The French banking group reported strong increase in global markets revenues in Q3 2024.

BNP Paribas has posted net revenues of €11.9 billion (US$13 billion) for the third quarter of 2024, an increase of 2.7% compared to the prior year quarter.

[Revenues were] particular strong in prime and stable overall in equity derivatives - Lars Machenil, CFO

Revenues were boosted by a strong quarter for the corporate & institutional banking (CIB) division – up 9.0% year-on-year (YoY) – driven by all three business lines, but especially the global markets’ unit where revenues, at €2 billion, increased by 12.4% versus Q3 2023.

Equity & prime services revenues were up 13.2% YoY, driven by prime services, particularly in the Americas and Asia Pacific.

‘[Revenues were] particular strong in prime and stable overall in equity derivatives,’ said Lars Machenil (pictured), group CFO, speaking during the presentation of the Q3 results on 31 October.

Fixed income, currency, and commodities (FICC) revenues increased by 11.8% compared to Q3 2023.

BNP Paribas: Global Markets - trend in revenues (€m)

Source: BNP Paribas

Commercial, personal banking & services (CPBS)

CPBS revenues, at €6.6 billion, decreased by 2.6% YoY, impacted by less favourable market conditions in the Belgian market, where BNPP has been adapting to a significant market disruption that could continue for a few quarters, according to Machenil.

‘Belgium is a point of attention,’ he said.

[In Belgium], our commercial strategy created in response to the market reaction to government bonds that matured in September has been to provide customers with medium-term certainty - Lars Machenil, CFO

End-of period deposits rose by 3.2% in Belgium versus Q3 2023, driven by the investment products offered when the one-year Belgian government bond that sold €22 billion matured.

‘[In Belgium], our commercial strategy created in response to the market reaction to government bonds that matured in September has been to provide customers with medium-term certainty rather than matching the short-term high-rate products in the market,’ said Machenil.

In August, BNP Paribas Fortis started a campaign aimed at its mass affluent and private banking clients, specifically designed to help recover lost deposits from the government bond.

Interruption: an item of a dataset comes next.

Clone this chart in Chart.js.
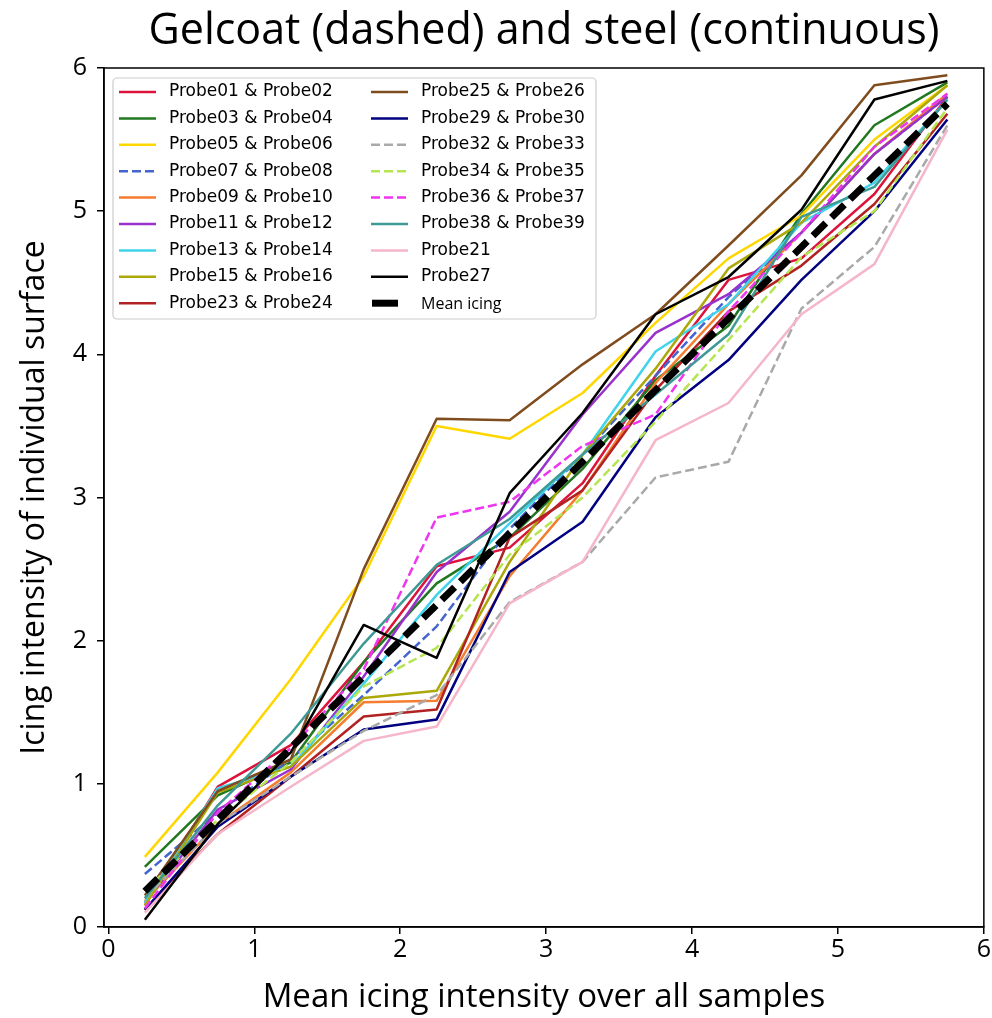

Since then, the bank launched, among others, five publicly offered callable cumulative notes – with coupons of between 3.65% and 4.15% pa – that attracted combined sales of €1.3 billion from Belgian investors, according to SRP data.

CPBS revenues rose in France (+1.6%), Italy (+3.3%) and Luxembourg (+2.8%), but were down 10.8% YoY in Europe-Mediterranean, despite good business drive in Poland.

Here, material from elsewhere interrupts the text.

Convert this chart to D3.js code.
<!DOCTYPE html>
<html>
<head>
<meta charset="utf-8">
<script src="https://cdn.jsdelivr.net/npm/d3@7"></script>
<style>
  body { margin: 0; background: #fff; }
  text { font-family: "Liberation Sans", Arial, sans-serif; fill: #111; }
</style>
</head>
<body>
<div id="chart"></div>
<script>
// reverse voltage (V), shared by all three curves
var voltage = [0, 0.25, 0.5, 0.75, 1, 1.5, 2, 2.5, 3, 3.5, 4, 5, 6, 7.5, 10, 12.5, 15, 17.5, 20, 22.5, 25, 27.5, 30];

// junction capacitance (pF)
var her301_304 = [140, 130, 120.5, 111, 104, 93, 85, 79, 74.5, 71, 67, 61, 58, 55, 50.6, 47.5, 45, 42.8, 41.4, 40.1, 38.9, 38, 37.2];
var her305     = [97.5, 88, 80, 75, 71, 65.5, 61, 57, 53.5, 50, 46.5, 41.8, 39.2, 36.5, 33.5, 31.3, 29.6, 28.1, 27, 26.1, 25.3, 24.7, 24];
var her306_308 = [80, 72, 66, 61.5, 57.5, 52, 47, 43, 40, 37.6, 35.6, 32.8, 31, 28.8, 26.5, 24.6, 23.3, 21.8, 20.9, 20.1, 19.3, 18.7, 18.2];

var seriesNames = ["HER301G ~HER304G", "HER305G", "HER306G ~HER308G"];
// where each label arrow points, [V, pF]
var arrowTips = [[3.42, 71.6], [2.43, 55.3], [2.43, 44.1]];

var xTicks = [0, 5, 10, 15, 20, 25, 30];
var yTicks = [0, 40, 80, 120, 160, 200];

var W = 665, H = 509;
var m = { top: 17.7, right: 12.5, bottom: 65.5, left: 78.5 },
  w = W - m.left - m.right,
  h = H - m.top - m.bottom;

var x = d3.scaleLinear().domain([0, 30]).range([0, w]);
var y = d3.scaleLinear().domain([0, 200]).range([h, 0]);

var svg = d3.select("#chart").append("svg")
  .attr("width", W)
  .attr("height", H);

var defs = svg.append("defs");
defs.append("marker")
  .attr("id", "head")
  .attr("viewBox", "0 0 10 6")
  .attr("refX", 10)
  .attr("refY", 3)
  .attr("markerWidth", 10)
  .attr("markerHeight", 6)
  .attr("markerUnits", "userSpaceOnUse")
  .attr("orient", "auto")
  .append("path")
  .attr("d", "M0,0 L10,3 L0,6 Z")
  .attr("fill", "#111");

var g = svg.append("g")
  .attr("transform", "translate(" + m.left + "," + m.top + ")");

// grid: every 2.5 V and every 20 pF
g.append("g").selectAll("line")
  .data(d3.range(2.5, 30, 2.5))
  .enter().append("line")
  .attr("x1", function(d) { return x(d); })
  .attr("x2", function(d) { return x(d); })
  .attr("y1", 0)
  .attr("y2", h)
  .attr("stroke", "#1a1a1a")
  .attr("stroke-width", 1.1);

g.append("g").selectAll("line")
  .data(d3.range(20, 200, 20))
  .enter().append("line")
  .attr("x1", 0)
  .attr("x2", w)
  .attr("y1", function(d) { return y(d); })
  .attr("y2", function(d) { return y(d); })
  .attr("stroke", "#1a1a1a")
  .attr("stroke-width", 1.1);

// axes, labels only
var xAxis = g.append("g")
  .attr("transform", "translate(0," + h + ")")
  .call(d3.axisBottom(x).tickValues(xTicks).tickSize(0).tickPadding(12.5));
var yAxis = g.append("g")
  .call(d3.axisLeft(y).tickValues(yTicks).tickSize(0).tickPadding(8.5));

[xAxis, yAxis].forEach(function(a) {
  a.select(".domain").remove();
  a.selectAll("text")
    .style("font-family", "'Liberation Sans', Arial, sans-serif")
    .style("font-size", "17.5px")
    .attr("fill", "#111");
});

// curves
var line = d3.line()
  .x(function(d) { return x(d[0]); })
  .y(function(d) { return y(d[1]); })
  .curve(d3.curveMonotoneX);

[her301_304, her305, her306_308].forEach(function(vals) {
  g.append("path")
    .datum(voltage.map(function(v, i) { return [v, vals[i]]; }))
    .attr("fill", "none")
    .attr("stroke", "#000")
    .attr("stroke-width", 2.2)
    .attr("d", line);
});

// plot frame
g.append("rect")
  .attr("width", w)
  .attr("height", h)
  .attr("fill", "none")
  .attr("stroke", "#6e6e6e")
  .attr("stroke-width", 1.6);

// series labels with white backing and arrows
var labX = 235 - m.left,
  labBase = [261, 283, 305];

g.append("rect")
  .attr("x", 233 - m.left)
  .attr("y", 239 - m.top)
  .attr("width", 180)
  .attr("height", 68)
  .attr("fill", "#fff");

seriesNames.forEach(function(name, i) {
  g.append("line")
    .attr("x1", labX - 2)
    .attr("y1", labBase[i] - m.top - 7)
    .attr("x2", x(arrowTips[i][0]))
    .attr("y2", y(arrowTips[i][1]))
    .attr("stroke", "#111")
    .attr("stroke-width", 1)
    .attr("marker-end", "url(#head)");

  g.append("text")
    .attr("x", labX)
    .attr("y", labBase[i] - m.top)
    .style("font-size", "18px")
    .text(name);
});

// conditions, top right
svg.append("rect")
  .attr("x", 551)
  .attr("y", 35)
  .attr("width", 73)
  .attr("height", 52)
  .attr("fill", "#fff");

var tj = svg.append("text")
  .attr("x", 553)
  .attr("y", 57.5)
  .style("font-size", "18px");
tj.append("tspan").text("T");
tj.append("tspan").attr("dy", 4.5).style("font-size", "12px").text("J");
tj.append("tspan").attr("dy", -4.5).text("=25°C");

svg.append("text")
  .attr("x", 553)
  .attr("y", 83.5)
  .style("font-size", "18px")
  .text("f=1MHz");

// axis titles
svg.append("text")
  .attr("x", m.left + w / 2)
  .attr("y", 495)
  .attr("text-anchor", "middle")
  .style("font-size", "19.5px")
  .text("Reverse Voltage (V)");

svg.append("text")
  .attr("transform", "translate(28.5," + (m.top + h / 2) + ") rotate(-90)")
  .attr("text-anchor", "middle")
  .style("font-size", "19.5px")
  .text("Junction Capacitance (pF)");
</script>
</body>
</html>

In France, the bank introduced 236 publicly offered structured products worth an estimated €785m in the quarter, according to SRP data (Q3 2023: €915m from 295 products). The structures, which were issued on the paper of the BNP Paribas Issuance BV vehicle, included 109 products linked to a single stock; 77 products linked to a single equity index; 30 products linked to a basket of shares; and 16 interest-linked products, among others.

Issuance in Italy focused on autocalls and bonus certificates while in Poland BNPP was the number one issuer with a 26% share of the market on the back of 15 structured products worth approximately PLN370m (US$93m).

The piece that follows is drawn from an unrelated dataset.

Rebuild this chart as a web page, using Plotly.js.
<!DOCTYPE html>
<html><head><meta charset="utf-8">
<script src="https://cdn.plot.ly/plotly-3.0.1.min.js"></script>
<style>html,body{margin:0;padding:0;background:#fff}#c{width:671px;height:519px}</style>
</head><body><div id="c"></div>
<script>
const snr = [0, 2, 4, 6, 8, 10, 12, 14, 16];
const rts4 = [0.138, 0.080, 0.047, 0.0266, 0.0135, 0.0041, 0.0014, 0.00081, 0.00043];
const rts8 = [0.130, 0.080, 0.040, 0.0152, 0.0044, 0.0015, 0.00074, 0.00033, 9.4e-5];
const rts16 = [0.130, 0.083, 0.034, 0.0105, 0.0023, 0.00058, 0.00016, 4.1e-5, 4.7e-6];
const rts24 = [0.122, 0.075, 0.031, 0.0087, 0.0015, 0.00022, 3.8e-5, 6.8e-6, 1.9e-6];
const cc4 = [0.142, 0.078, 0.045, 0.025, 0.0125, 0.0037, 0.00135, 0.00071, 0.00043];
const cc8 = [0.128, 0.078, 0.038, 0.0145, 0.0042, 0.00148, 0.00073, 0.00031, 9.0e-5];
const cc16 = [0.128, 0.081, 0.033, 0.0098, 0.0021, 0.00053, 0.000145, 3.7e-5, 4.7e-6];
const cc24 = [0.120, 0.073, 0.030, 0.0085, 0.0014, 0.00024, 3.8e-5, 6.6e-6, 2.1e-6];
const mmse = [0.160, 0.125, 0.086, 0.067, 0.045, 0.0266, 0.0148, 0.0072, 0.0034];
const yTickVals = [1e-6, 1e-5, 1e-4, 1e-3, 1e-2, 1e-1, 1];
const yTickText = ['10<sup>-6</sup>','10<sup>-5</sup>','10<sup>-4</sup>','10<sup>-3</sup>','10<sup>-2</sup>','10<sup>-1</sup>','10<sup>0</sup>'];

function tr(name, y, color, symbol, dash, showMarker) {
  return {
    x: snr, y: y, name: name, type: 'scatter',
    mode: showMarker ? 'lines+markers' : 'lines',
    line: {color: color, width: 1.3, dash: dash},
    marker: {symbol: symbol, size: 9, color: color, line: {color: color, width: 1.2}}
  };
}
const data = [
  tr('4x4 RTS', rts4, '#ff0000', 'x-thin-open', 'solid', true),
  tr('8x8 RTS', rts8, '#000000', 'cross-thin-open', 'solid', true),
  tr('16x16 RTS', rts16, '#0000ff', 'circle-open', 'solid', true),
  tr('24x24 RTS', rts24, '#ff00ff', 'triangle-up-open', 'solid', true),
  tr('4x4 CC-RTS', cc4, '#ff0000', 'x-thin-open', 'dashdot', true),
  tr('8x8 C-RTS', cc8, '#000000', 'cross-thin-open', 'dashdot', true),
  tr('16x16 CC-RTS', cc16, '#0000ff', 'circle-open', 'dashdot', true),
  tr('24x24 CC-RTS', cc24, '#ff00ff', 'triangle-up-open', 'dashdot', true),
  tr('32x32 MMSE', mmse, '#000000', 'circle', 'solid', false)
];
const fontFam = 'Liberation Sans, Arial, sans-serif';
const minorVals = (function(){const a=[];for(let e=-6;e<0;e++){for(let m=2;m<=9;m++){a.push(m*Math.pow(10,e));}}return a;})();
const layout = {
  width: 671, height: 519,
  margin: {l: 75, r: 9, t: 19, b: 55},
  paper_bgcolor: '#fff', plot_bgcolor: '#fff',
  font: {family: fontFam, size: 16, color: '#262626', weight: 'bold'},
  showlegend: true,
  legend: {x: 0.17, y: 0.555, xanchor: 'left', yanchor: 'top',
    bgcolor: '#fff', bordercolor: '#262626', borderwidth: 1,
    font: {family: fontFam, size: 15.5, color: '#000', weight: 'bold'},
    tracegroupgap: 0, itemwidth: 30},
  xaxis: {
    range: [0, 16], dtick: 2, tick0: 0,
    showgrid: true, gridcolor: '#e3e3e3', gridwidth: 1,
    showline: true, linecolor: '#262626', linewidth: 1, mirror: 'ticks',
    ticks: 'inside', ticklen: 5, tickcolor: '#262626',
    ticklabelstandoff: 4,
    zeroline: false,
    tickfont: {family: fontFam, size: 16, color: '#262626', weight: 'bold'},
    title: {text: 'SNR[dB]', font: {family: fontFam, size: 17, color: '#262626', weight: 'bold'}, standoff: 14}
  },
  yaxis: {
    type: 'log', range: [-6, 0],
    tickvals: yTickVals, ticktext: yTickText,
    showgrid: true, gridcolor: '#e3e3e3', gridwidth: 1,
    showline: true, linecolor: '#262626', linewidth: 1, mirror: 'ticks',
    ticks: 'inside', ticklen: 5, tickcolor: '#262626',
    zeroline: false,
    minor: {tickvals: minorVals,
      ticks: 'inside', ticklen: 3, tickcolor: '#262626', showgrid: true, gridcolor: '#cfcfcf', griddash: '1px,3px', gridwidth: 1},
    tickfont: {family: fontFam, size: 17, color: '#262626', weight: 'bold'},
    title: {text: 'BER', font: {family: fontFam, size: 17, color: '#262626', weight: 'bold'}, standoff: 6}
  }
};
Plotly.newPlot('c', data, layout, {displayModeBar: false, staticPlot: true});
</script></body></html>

The bank’s Polish offering included Certyfikat strukturyzowany ‘Roczne Trio II’, a one-year capital protection certificate which is part of its green bond framework. The product is listed in Warsaw for PLN61.5m and offers a conditional coupon of 10% depending on the performance of the shares of Nvidia, Dell, and Renesas Electronics.

In Q3 2024, BNPP issued more than 3,300 structured products in total across 22 different jurisdictions. Other European markets where the bank was active included Switzerland (838 products), Germany (229), UK (28), and Sweden (27).

Outside of Europe, the bank was the manufacturing company behind 924 products issued in Taiwan; 116 products issued in Hong Kong SAR; and 878 unregistered notes in the US. The latter gathered US$1.6 billion, including US$720m that was invested in 338 products linked to the S&P 500.

IPS and private banking

Investment & protection services (IPS) achieved a strong quarter in asset management and insurance while wealth management revenues were stable compared to a high Q3 2023 base.

As of 30 September 2024, assets under management (AuM) came to €1.3 trillion (+8.7% versus end-Dec 2023) and broke down as follows: €616 billion in asset management and real estate; €456 billion in wealth management; and €272 billion in insurance.

At the end of September, BNP Paribas announced it had signed an agreement for the acquisition of HSBC’s private banking activities in Germany, with the ambition to position BNP Paribas Wealth Management among the top leading players in Germany and bringing its AuM to more than €40 billion.

The group’s immediately available liquidity reserve came to €467 billion as of 30 September 2024, equivalent to more than one year to manoeuvre in terms of wholesale funding.

The common equity Tier 1 ratio stood at 12.7% end-September, down by 30 basis points compared to 30 June 2024 but remaining far above supervisory review and evaluation process (SREP) requirements (10.27%) and the 12% group objective.